Question: Part 1: Right now I don’t know if I believe in God or not. I got this feeling because of recent Tsunami devastations. I didn’t quite understand how God/nature can destroy so many innocent lives when they didn’t do any bad karma, even if there might be few people who had done bad karma. I also couldn’t understand how so many people were destined to die at the same time even though they didn’t have anything in common.
Answer by Romapada Swami:
The laws of karma are very intricate. With our limited perception, we may not be able to discern the exact cause-and-effect relationship in every situation. Both scripturally and logically, however, we can conclude that every reaction hints at past actions. Nothing in the workings of nature is haphazard or due to blind chance; if that were accepted as the alternative explanation to God, it does not explain very much either, in any case.

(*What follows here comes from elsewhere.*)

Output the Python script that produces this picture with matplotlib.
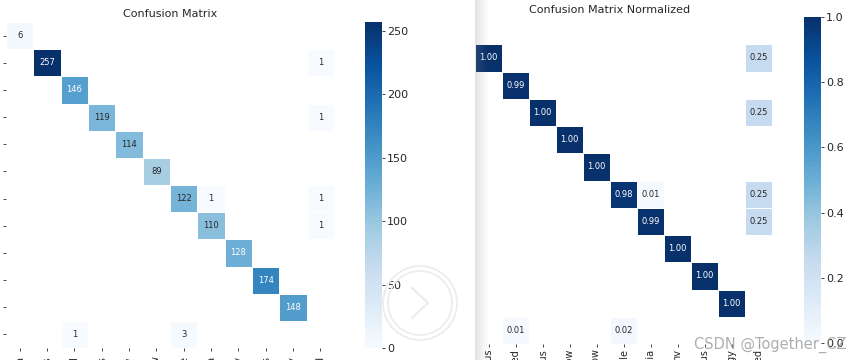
import numpy as np
import matplotlib
matplotlib.use("Agg")
import matplotlib.pyplot as plt
import seaborn as sns
from matplotlib.patches import Rectangle, Circle

W, H = 860, 360

classes = ['Eczema', 'Nevus', 'Unclassified', 'Melanocytic_nevus', 'Shadow', 'Yellow',
           'Pimple', 'Leukemia', 'nv', 'Pemphigus', 'Allergy', 'Undefined']

counts = [
    [6, 0, 0, 0, 0, 0, 0, 0, 0, 0, 0, 0],
    [0, 257, 0, 0, 0, 0, 0, 0, 0, 0, 0, 1],
    [0, 0, 146, 0, 0, 0, 0, 0, 0, 0, 0, 0],
    [0, 0, 0, 119, 0, 0, 0, 0, 0, 0, 0, 1],
    [0, 0, 0, 0, 114, 0, 0, 0, 0, 0, 0, 0],
    [0, 0, 0, 0, 0, 89, 0, 0, 0, 0, 0, 0],
    [0, 0, 0, 0, 0, 0, 122, 1, 0, 0, 0, 1],
    [0, 0, 0, 0, 0, 0, 0, 110, 0, 0, 0, 1],
    [0, 0, 0, 0, 0, 0, 0, 0, 128, 0, 0, 0],
    [0, 0, 0, 0, 0, 0, 0, 0, 0, 174, 0, 0],
    [0, 0, 0, 0, 0, 0, 0, 0, 0, 0, 148, 0],
    [0, 0, 1, 0, 0, 0, 3, 0, 0, 0, 0, 0],
]


def box(x0, y0, x1, y1):
    # pixel box (top-left origin) -> figure fraction rect
    return [x0 / W, 1 - y1 / H, (x1 - x0) / W, (y1 - y0) / H]


cm = np.array(counts)
cm_norm = cm / cm.sum(axis=0, keepdims=True)

plt.rcParams['text.color'] = '#262626'
plt.rcParams['xtick.color'] = '#262626'
plt.rcParams['ytick.color'] = '#262626'

fig = plt.figure(figsize=(W / 100, H / 100), dpi=100)

# left: raw counts
ax1 = fig.add_axes(box(6, 22, 334, 348))
cax1 = fig.add_axes(box(365, 22, 382, 348))
sns.heatmap(cm, mask=cm == 0, annot=True, fmt='d', cmap='Blues', vmin=0,
            linewidths=0.6, linecolor='white', ax=ax1, cbar_ax=cax1,
            xticklabels=classes, yticklabels=classes, annot_kws={'size': 6})
ax1.set_title('Confusion Matrix', fontsize=8, pad=3.5)

# right: normalized by column
ax2 = fig.add_axes(box(448, 17, 772, 344))
cax2 = fig.add_axes(box(804, 17, 821, 343))
sns.heatmap(cm_norm, mask=cm == 0, annot=True, fmt='.2f', cmap='Blues', vmin=0, vmax=1,
            linewidths=0.6, linecolor='white', ax=ax2, cbar_ax=cax2,
            xticklabels=classes, yticklabels=False, annot_kws={'size': 6})
ax2.set_title('Confusion Matrix Normalized', fontsize=8, pad=3)

for ax in (ax1, ax2):
    ax.tick_params(length=2, width=0.6, labelsize=7)
    ax.tick_params(axis='x', labelrotation=90)
ax1.tick_params(axis='x', pad=4)
ax1.tick_params(axis='y', pad=5)
ax2.tick_params(axis='x', pad=1.5)
for cax in (cax1, cax2):
    cax.tick_params(length=2, width=0.6, labelsize=8, pad=1.5)

# the right picture sits under the left one: hide its first column
fig.add_artist(Rectangle((420 / W, 0), 55 / W, 1, transform=fig.transFigure,
                         facecolor='white', edgecolor='none', zorder=10))
sh = fig.add_axes(box(475, 0, 490, 360), zorder=11)
grad = np.zeros((1, 64, 4))
grad[..., :3] = 0.55
grad[..., 3] = np.linspace(0.35, 0.0, 64) ** 1.3
sh.imshow(grad, aspect='auto', extent=[0, 1, 0, 1])
sh.axis('off')
sh.patch.set_alpha(0)

# viewer "next" button overlay
for r in (37, 32):
    fig.add_artist(Circle((420, H - 303), r, transform=None, fill=False,
                          edgecolor='#ececec', linewidth=1.2, zorder=12))
fig.add_artist(plt.Line2D([412 / W, 428 / W, 412 / W],
                          [1 - 288 / H, 1 - 303 / H, 1 - 318 / H],
                          transform=fig.transFigure, color='#ececec', linewidth=1.5, zorder=12))

# watermark
fig.text(770 / W, 1 - 345 / H, 'CSDN @Together_CZ', fontsize=10.5, color='#a0a0a0',
         alpha=0.85, ha='center', va='center', zorder=13)

fig.savefig('out.png', dpi=100)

Truly, many have faced this difficulty in trying to understand or explain pain and suffering in the material world – how can an omnipotent, all-loving God allow such suffering? But Vedic scriptures give a very consistent explanation understanding which, having properly understood, one is not bewildered and shaken in their faith in God in the face of a tragedy.
While the living entity is indeed dependent on God for both happiness and distress, God is not responsible for either; we are. Under His sanction, our lives are orchestrated by higher beings (demigods) and each of us is awarded the fruits of our own past actions.
Karma can be individual, or it can be collective, i.e. reactions experienced by an entire community or large segments of society. Large-scale sinful activities of society such as organized slaughterhouses or undue exploitation of nature can lead an entire society to experience mass karmic reactions in the form of wars, epidemics and natural disasters.
Superficially it seems that the hundreds of victims of the tsunami had apparently nothing in common; yet by the intricacies of karma, and unseen superior orchestration, they were meant to experience the same calamity. But that is not the end; the future destinations of those souls are likely to be equally varied: those who were more pious among them will achieve better destinations and furthermore, those that took shelter of God in that calamitous hour of test were sure to have received His personal protection.
A deeper lesson for all of us to learn from this experience is that the very nature of this material world we inhabit is one of inevitable calamities. Krishna has described it as ‘duhkhalayam asasvatam’ – a temporary place full of misery. (Bg 8.15) Srimad-Bhagavatam certifies this world as “a place where there is danger at every step” (SB 10.14.58), yet there is a place beyond this material realm, free from all anxieties, and which is our real home, and our goal should be to return there.
(Please note that what we have said here is NOT to ‘explain away’ and coldly dismiss the tragic suffering of so many as “just what they deserved”. Much to the contrary, one who fully understands the laws of karma and the spiritual nature of self and is faithful to God, would naturally feel deep compassion for the magnitude of mass suffering; and in feeling thus, he/she would see the need to take deeper shelter of the Lord and encourage others to do so, knowing that to be the only real solution.)